Following the 2006 Order of the ICJ, there is no current impediment for Uruguay to proceed to permit the construction and eventual operation of the Botnia plant, although Uruguay will be proceeding at its own risk. In its 2007 Order ICJ merely noted that "the construction of the Botnia plant progressed significantly since the summer of 2006" and that "the construction of the plant is thus continuing."[13]


Pursuant to a procedural Order issued on July 13, 2006, Argentina was to file its initial pleading (Memorial) on the merits of the case"i.e., its principal claims against Uruguay"by January 15, 2007. Uruguay's response, or "Counter-Memorial," is due on July 20, 2007.

If Uruguay wishes to challenge the ICJ's jurisdiction or the admissibility of Argentina's Application of May 4, 2006, it must do so by April 15, 2007.[14] Such a move would suspend the main proceedings and lead to a separate phase dedicated to the issues of jurisdiction and/or admissibility and ending in a formal judgment regarding those issues. Uruguay may also file counterclaims against Argentina. A decision on the merits of the case might not be issued for a number of years. Meanwhile, the parties have asked King Juan Carlos I of Spain to help facilitate dialogue between them. The 2007 Order expressly notes "Uruguay's strong preference that this matter be resolved diplomatically and amicably by the two Parties."[15]

If the case proceeds and the ICJ accepts Argentina's claims in whole or in part, it could either issue a declaratory judgment confirming Uruguay's breach of the 1975 Statute of the River Uruguay or indicate specific remedies, including compensation. While there are no cases between sovereign States where the ICJ has, in the past, ordered the dismantling or discontinuance of industrial projects by way of final remedy, the ICJ has explicitly reserved its right to impose such a remedy. While the ICJ enjoys wide discretion in imposing remedies, it is unlikely to impose a remedy that is materially impossible or which involves a burden out of all proportion to the injury to be remedied.

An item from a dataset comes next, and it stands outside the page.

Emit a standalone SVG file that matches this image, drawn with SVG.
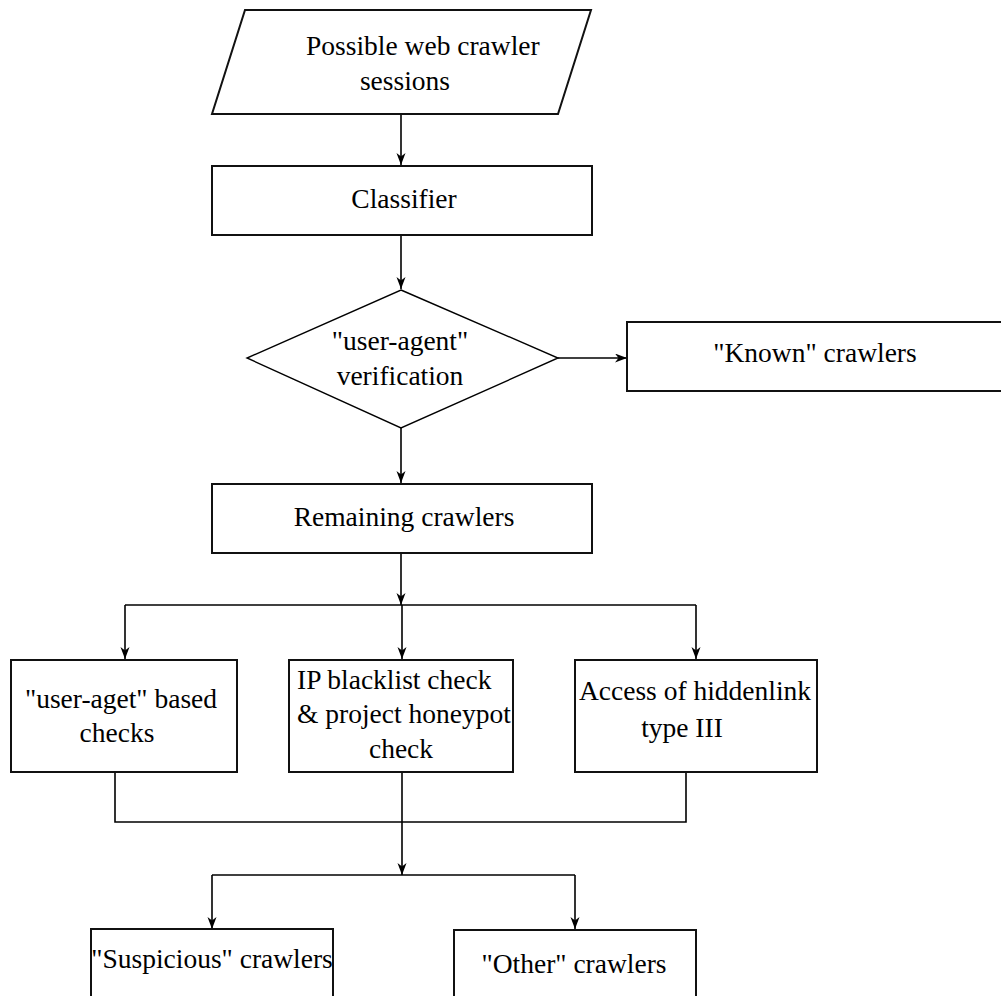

It also is unlikely that an extreme remedy embodied in an ICJ judgment would be enforced in practice, unless the prevailing State were to succeed in convincing the United Nations Security Council (including the five Permanent Members holding veto power) to impose mandatory sanctions to enforce the ICJ's judgment'something which the Council has never done in the past.[16]


About the author

Pieter H.F. Bekker, Ph.D., a member of the ASIL Executive Council, is a Partner in the International Dispute Resolution Practice Group at McDermott, Will & Emery LLP in New York City ( He also is an Adjunct Professor at Fordham University School of Law. A former staff lawyer in the ICJ Registry, he has written two books (Commentaries on World Court Decisions (1987-1996) (1998) and World Court Decisions at the Turn of the Millennium (1997-2001) (2002), both with Martinus Nijhoff Publishers) and numerous articles and notes on the ICJ. He also has appeared as counsel in ICJ cases. The views expressed herein are solely those of the author.


[1] The case is styled Case concerning Pulp Mills on the River Uruguay (Argentina v. Uruguay).

[2] The text of the July 13, 2006 Order (the 2006 Order) and of the January 23, 2007 (the 2007 Order), together with other official documents mentioned in this Insight, is available from the ICJ's website, <>. The text of the 2006 Order is reproduced in 45 ILM 1025 (2006). In each case, the judge ad hoc appointed especially for the case by each party was the sole judge voting against the Order denying the request of the party having appointed him. Under the ICJ Statute, States parties to an ICJ case that have no judge of their nationality sitting on the regular bench are entitled to appoint a judge ad hoc of their choosing. Both Argentina and Uruguay have exercised this right.

[3] See 2006 Order, Paras. 74-75.

[4] Id., Para. 78.

[5] Id., Para. 70.

[6] See ICJ Rules of Court, Art. 75(3). The standards for such a fresh request are the same as those applicable to the initial request, provided that the new request is not an exact copy of the request previously made and rejected. The ICJ has never had to determine the validity of a fresh request in a situation where it had rejected a previous request by the same party.

[7] Id., Para. 82.

[8] A three-member ad hoc arbitral tribunal convened, at Uruguay's request, under the auspices of the Treaty of Asunción establishing the Southern Common Market (better known as "Mercosur") unanimously condemned Argentina in connection with earlier blockading actions in a decision dated September 6, 2006. See <> (Spanish text).

[9] 2007 Order, Para. 41.

[10] Id., Para. 40.

[11] Id., Para. 50.

[12] Id., Para. 53. Strictly speaking, this call is non-binding as it does not appear in the operative paragraph of the Order. The Order itself does not impose any obligation on either party.

[13] Id., Para. 40. Elsewhere in the 2007 Order, the ICJ found that "any right Uruguay may have to continue the construction and to begin the commissioning of the Botnia plant in conformity with the provisions of the 1975 Statute, pending a final decision by the Court, effectively constitutes a claimed right in the present case, which may in principle be protected by the indication of provisional measures." Id., Para. 29 (emphasis added).

[14] See Art. 79(1), ICJ Rules of Court. The Court's decision in the 2006 and 2007 Orders on the parties' provisional measures requests "in no way prejudges the question of the jurisdiction of the Court to deal with the merits of the case or any questions relating to the admissibility of the Application, or relating to the merits themselves." 2006 Order, Para. 85; 2007 Order, Para. 54.

[15] 2007 Order, Para. 14.

[16] See Art. 94(2), United Nations Charter.